Copy out exactly the lines from the one holding "Rebuild this chart" through the one holding "import plotly.graph_objects as go", ends included; omit images.

## ENTRIES SUPPLIED
□ □ □ □ □ □ □
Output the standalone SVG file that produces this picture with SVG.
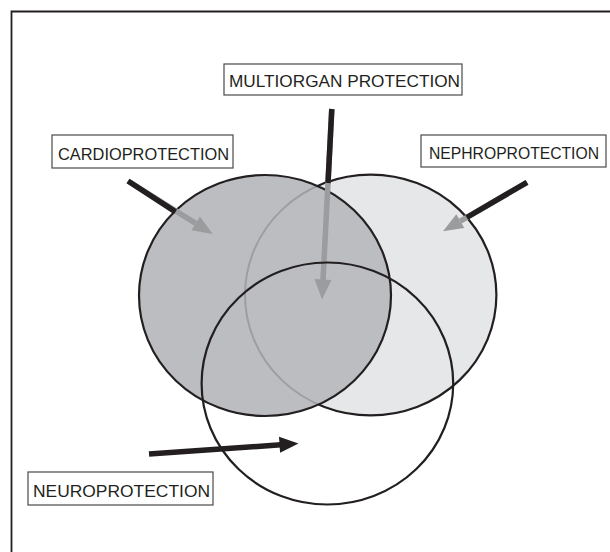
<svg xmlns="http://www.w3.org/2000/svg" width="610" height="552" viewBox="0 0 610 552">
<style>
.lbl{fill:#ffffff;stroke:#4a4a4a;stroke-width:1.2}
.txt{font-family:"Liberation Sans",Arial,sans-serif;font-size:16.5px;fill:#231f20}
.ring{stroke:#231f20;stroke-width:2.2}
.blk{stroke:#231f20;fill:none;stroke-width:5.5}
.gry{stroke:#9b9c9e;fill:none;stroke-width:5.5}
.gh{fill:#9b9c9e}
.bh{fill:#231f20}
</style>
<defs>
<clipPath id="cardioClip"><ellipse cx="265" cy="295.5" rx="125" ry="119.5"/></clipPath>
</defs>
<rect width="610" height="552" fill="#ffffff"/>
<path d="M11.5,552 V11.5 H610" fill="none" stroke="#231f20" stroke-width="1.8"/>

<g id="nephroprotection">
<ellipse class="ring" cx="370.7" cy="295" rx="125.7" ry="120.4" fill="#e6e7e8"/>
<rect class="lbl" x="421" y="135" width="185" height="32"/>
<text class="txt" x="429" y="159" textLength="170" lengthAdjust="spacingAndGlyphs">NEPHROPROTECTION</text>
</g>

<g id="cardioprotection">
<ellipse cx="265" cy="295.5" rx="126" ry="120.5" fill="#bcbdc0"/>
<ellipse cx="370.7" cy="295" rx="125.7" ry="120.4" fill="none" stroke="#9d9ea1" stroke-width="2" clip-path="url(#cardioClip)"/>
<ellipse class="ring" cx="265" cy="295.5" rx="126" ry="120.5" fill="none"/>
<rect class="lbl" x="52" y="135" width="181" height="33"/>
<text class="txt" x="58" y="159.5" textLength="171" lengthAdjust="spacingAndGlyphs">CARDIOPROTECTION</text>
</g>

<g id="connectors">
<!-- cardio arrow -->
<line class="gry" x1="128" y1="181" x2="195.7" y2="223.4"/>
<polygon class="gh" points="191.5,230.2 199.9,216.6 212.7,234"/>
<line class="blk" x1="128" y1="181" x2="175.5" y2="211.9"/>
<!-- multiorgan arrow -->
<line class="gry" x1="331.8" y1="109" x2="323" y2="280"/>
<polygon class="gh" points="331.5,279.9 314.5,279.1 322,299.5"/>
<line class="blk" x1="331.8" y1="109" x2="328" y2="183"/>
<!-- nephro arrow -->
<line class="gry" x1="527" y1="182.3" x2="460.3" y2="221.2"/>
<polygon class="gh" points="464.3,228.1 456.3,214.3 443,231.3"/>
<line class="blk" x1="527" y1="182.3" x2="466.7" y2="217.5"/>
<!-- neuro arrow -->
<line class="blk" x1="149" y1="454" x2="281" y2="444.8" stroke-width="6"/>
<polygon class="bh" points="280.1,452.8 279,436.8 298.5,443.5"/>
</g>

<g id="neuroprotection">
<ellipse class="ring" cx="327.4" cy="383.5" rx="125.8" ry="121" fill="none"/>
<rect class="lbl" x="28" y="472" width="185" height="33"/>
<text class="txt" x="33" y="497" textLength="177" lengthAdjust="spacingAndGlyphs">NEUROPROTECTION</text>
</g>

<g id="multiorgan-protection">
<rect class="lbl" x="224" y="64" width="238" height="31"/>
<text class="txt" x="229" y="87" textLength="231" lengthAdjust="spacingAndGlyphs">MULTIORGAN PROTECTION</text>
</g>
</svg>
□ □ □ □ □ □ □
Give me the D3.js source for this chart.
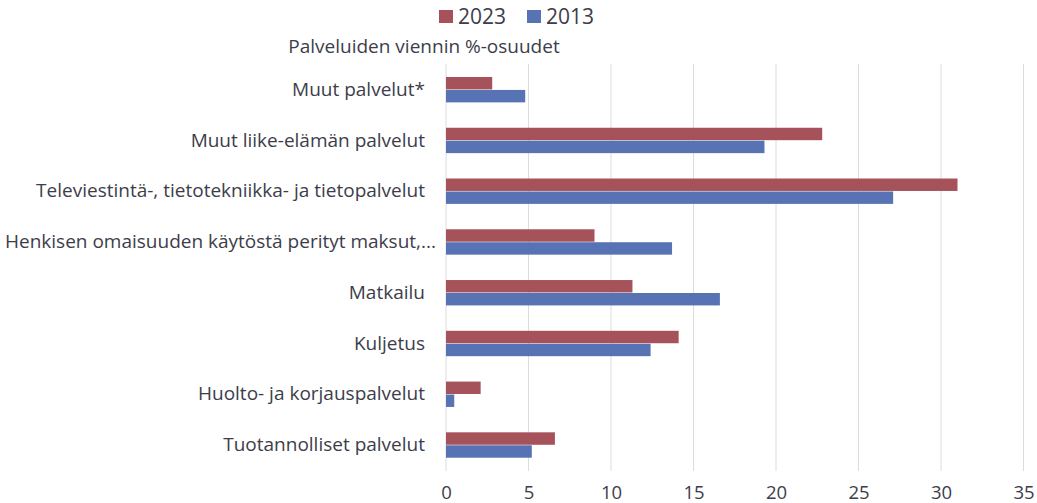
□ □ □ □ □ □ □
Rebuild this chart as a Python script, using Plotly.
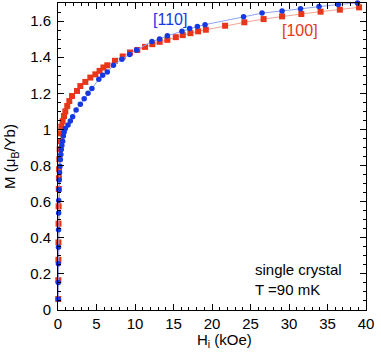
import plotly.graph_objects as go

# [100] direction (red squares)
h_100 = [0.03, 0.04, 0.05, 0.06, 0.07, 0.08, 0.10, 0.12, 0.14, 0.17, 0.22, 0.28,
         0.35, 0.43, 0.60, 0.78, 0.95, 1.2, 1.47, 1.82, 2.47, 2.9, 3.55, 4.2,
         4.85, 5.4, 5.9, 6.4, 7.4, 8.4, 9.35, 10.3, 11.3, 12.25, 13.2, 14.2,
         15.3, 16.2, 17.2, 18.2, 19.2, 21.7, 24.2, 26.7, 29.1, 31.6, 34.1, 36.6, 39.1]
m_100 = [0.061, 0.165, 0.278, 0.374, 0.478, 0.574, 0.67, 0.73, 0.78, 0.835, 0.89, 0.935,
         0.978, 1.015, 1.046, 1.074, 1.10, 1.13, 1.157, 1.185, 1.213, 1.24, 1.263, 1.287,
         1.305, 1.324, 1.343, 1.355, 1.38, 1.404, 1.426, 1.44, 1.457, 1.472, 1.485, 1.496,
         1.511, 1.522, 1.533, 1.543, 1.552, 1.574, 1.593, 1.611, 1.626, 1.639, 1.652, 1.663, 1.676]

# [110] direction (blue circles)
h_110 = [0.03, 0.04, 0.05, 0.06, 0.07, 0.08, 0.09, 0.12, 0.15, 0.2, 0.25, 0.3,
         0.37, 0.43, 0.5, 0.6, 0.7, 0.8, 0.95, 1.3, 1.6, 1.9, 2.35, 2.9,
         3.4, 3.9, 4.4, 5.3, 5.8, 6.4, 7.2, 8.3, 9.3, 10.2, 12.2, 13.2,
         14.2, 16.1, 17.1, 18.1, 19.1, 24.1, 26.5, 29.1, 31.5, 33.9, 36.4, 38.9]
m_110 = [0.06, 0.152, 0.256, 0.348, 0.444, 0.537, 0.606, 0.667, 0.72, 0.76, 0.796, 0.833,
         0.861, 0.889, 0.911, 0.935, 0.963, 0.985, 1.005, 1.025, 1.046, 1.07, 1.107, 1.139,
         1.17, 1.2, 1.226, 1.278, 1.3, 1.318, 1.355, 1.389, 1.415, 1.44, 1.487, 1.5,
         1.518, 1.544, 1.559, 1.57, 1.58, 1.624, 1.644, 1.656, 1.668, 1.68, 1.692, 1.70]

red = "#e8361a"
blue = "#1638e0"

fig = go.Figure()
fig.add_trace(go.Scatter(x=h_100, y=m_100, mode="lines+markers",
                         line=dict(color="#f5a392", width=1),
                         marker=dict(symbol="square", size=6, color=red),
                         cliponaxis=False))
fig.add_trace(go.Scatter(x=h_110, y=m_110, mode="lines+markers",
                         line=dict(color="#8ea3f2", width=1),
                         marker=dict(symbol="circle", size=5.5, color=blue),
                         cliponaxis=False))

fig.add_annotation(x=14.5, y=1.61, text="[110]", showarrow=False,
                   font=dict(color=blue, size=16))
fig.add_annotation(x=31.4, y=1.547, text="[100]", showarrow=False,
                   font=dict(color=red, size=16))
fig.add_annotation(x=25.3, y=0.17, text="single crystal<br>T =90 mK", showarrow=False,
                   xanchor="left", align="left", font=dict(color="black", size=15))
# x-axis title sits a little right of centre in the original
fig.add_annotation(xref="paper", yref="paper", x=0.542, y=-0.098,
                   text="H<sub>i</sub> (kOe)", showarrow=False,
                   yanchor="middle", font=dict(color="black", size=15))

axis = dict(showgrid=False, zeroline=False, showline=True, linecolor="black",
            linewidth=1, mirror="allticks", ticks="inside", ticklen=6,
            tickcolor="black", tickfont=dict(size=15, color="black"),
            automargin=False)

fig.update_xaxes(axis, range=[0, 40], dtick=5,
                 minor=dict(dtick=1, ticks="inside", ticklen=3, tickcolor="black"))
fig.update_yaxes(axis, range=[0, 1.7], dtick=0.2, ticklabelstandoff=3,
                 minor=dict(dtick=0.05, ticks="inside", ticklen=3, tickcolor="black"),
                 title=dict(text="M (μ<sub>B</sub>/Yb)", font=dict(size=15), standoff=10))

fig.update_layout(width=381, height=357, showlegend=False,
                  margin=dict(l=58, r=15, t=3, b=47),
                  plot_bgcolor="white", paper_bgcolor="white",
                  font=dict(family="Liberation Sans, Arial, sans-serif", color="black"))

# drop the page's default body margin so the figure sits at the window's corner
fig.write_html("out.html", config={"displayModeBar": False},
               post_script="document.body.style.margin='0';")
□ □ □ □ □ □ □
## EXPECTED ANSWER
Rebuild this chart as a Python script, using Plotly.
import plotly.graph_objects as go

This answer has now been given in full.